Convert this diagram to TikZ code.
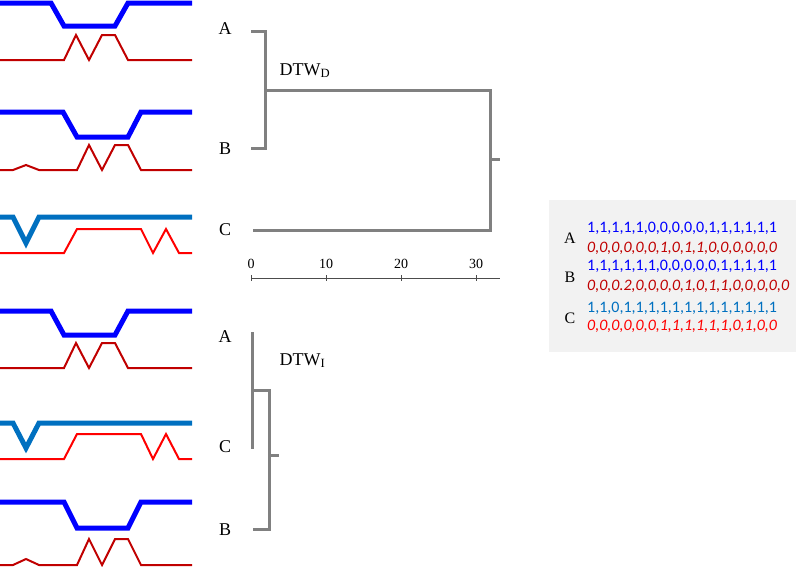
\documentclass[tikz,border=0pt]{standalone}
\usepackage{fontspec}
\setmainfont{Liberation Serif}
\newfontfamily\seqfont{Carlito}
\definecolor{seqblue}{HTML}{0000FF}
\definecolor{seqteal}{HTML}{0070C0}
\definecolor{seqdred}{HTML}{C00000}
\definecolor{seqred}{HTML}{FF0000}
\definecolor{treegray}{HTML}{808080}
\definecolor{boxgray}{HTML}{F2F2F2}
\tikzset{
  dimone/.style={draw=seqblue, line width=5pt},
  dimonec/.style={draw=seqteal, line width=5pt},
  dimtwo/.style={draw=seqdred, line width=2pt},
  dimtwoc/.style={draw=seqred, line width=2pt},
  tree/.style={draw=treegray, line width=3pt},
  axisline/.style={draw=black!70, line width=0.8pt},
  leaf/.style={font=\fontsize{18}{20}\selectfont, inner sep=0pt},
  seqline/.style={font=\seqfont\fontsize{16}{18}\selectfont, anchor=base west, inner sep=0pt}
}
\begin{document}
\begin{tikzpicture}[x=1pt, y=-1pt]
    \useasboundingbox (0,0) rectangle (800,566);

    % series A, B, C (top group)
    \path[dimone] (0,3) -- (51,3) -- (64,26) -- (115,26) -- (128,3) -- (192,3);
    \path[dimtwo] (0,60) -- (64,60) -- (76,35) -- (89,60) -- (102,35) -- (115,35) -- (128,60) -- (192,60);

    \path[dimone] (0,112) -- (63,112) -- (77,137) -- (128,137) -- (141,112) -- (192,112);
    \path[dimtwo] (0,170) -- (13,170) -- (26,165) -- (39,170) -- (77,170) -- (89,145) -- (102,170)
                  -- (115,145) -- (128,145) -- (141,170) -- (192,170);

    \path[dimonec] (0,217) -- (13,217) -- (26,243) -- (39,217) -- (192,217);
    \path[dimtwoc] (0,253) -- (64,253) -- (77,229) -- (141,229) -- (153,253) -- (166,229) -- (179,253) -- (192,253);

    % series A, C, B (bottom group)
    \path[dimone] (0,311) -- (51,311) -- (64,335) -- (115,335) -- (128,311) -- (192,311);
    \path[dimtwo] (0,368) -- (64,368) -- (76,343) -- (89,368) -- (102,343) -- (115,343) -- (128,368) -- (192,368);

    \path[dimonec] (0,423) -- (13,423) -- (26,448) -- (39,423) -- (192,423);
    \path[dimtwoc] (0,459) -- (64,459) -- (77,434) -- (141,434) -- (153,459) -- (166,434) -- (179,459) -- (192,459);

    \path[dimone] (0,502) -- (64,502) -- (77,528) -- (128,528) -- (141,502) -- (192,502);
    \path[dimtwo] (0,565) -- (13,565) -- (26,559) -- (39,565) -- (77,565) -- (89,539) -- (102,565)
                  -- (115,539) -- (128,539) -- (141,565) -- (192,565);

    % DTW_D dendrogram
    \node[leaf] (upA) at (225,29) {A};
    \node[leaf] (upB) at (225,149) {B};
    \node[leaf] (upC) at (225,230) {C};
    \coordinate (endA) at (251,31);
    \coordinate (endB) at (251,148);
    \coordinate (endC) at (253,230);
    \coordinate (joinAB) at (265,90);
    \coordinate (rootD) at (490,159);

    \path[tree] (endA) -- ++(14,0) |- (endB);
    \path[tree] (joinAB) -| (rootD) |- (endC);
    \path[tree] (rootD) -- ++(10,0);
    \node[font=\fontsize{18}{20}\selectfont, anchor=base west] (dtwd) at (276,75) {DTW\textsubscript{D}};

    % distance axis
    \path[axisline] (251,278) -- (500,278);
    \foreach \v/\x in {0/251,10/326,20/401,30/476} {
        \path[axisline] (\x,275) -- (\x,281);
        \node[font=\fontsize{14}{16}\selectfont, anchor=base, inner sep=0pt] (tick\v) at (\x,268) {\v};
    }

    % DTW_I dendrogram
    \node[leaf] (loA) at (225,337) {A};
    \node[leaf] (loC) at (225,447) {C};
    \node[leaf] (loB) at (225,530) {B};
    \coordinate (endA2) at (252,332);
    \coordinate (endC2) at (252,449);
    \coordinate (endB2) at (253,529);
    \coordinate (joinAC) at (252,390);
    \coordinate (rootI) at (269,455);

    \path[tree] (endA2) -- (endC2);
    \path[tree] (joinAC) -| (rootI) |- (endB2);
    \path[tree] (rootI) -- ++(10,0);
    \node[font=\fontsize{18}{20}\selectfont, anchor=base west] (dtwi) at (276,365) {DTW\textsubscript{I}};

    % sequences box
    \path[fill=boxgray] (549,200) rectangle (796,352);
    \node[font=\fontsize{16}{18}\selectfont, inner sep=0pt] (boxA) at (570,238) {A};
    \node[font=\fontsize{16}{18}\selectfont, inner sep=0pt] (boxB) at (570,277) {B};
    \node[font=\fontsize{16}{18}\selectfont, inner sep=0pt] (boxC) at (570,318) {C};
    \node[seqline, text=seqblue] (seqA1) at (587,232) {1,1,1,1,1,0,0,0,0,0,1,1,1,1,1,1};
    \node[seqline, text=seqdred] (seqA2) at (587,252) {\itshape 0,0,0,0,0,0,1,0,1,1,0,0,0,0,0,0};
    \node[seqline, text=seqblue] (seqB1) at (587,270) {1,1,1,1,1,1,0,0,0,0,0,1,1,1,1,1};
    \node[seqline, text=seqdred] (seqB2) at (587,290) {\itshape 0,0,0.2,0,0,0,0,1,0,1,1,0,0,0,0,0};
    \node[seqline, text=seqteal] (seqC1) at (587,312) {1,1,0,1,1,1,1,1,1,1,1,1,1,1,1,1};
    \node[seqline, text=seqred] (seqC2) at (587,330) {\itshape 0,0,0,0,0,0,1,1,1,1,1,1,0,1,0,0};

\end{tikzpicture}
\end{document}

** Exercise description **
Transcribe the opening line of the listing above, please, and every line after it through the line with "(128,60) -- (192,60);", word for word, without pictures.

** Solution below **
Convert this diagram to TikZ code.
\documentclass[tikz,border=0pt]{standalone}
\usepackage{fontspec}
\setmainfont{Liberation Serif}
\newfontfamily\seqfont{Carlito}
\definecolor{seqblue}{HTML}{0000FF}
\definecolor{seqteal}{HTML}{0070C0}
\definecolor{seqdred}{HTML}{C00000}
\definecolor{seqred}{HTML}{FF0000}
\definecolor{treegray}{HTML}{808080}
\definecolor{boxgray}{HTML}{F2F2F2}
\tikzset{
  dimone/.style={draw=seqblue, line width=5pt},
  dimonec/.style={draw=seqteal, line width=5pt},
  dimtwo/.style={draw=seqdred, line width=2pt},
  dimtwoc/.style={draw=seqred, line width=2pt},
  tree/.style={draw=treegray, line width=3pt},
  axisline/.style={draw=black!70, line width=0.8pt},
  leaf/.style={font=\fontsize{18}{20}\selectfont, inner sep=0pt},
  seqline/.style={font=\seqfont\fontsize{16}{18}\selectfont, anchor=base west, inner sep=0pt}
}
\begin{document}
\begin{tikzpicture}[x=1pt, y=-1pt]
    \useasboundingbox (0,0) rectangle (800,566);

    % series A, B, C (top group)
    \path[dimone] (0,3) -- (51,3) -- (64,26) -- (115,26) -- (128,3) -- (192,3);
    \path[dimtwo] (0,60) -- (64,60) -- (76,35) -- (89,60) -- (102,35) -- (115,35) -- (128,60) -- (192,60);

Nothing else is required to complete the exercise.